• What is required:
Pictures stay out of this copy, which runs from the first line of the material through the line containing "const font = 'Liberation Serif';".

++++ Extracted information

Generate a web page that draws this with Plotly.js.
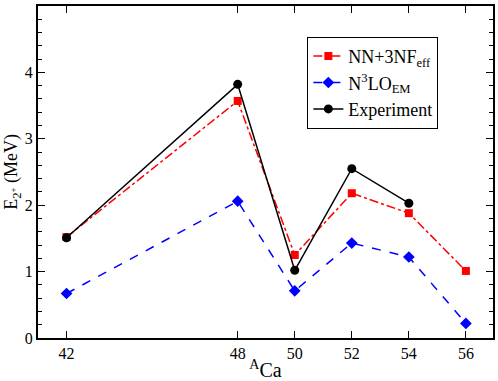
<!DOCTYPE html>
<html>
<head>
<meta charset="utf-8">
<script src="https://cdn.plot.ly/plotly-3.0.1.min.js"></script>
<style>
html,body{margin:0;padding:0;background:#fff;}
#chart{width:498px;height:381px;}
</style>
</head>
<body>
<div id="chart"></div>
<script>
const massNumbers = [42, 48, 50, 52, 54, 56];
const nn3nf = [1.52, 3.57, 1.25, 2.18, 1.88, 1.01];
const n3lo = [0.67, 2.06, 0.71, 1.43, 1.22, 0.22];
const expMass = [42, 48, 50, 52, 54];
const experiment = [1.51, 3.82, 1.02, 2.55, 2.03];
const xTicks = [42, 48, 50, 52, 54, 56];
const xTickText = ['42', '48', '50', '52', '54', '56'];
const yTicks = [0, 1, 2, 3, 4, 5];
const yTickText = ['0', '1', '2', '3', '4', '5'];

const font = 'Liberation Serif';

const traces = [
  {x: massNumbers, y: nn3nf, name: 'NN+3NF<sub>eff</sub>', mode: 'lines+markers',
   line: {color: '#ff0000', width: 1.5, dash: 'dashdot'},
   marker: {symbol: 'square', size: 8, color: '#ff0000'}},
  {x: massNumbers, y: n3lo, name: 'N<sup>3</sup>LO<sub>EM</sub>', mode: 'lines+markers',
   line: {color: '#0000ff', width: 1.5, dash: 'dash'},
   marker: {symbol: 'diamond', size: 9, color: '#0000ff'}},
  {x: expMass, y: experiment, name: 'Experiment', mode: 'lines+markers',
   line: {color: '#000000', width: 1.5},
   marker: {symbol: 'circle', size: 9, color: '#000000'}}
];

const layout = {
  width: 498, height: 381,
  margin: {l: 37.5, r: 5, t: 6, b: 43},
  paper_bgcolor: '#fff', plot_bgcolor: '#fff',
  font: {family: font, size: 16, color: '#000'},
  showlegend: true,
  legend: {x: 0.592, y: 0.907, xanchor: 'left', yanchor: 'top',
    bordercolor: '#000', borderwidth: 1, bgcolor: '#fff',
    font: {family: font, size: 18, color: '#000'}, tracegroupgap: 0},
  xaxis: {range: [41, 56.95], tickmode: 'array', tickvals: xTicks, ticktext: xTickText,
    ticks: 'inside', ticklen: 7, tickwidth: 1,
    tickcolor: '#000', showline: true, linecolor: '#000', linewidth: 2, mirror: 'ticks',
    showgrid: false, zeroline: false, tickfont: {family: font, size: 16, color: '#000'},
    title: {text: '<sup>A</sup>Ca', font: {family: font, size: 20}, standoff: 2}},
  yaxis: {range: [0, 5], tickmode: 'array', tickvals: yTicks, ticktext: yTickText,
    ticks: 'inside', ticklen: 7, tickwidth: 1,
    tickcolor: '#000', showline: true, linecolor: '#000', linewidth: 2, mirror: 'ticks',
    showgrid: false, zeroline: false, tickfont: {family: font, size: 16, color: '#000'},
    minor: {dtick: 0.2, ticks: 'inside', ticklen: 4, tickcolor: '#000', showgrid: false},
    title: {text: 'E<sub>2<sup>+</sup></sub> (MeV)', font: {family: font, size: 18}, standoff: 2}}
};

Plotly.newPlot('chart', traces, layout, {displayModeBar: false, staticPlot: true});
</script>
</body>
</html>
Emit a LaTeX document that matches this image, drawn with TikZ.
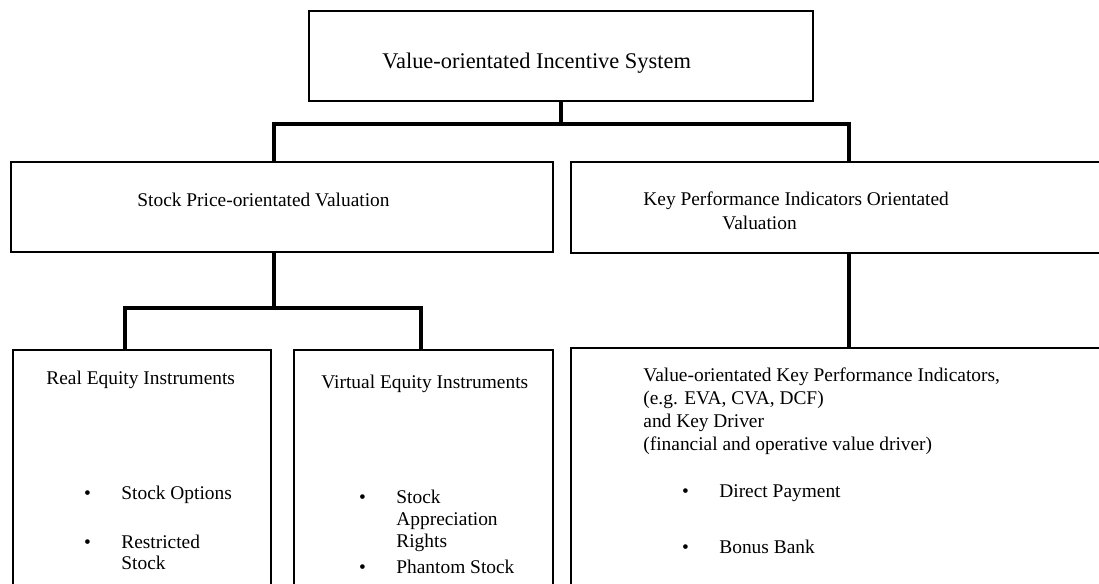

++++++++

• Expected answer:
Generate a web page that draws this with Plotly.js.
<!DOCTYPE html>
<html>
<head>
<meta charset="utf-8">
<script src="https://cdn.plot.ly/plotly-3.0.1.min.js"></script>
<style>
html,body{margin:0;padding:0;background:#fff;}
#chart{width:498px;height:381px;}
</style>
</head>
<body>
<div id="chart"></div>
<script>
const massNumbers = [42, 48, 50, 52, 54, 56];
const nn3nf = [1.52, 3.57, 1.25, 2.18, 1.88, 1.01];
const n3lo = [0.67, 2.06, 0.71, 1.43, 1.22, 0.22];
const expMass = [42, 48, 50, 52, 54];
const experiment = [1.51, 3.82, 1.02, 2.55, 2.03];
const xTicks = [42, 48, 50, 52, 54, 56];
const xTickText = ['42', '48', '50', '52', '54', '56'];
const yTicks = [0, 1, 2, 3, 4, 5];
const yTickText = ['0', '1', '2', '3', '4', '5'];

const font = 'Liberation Serif';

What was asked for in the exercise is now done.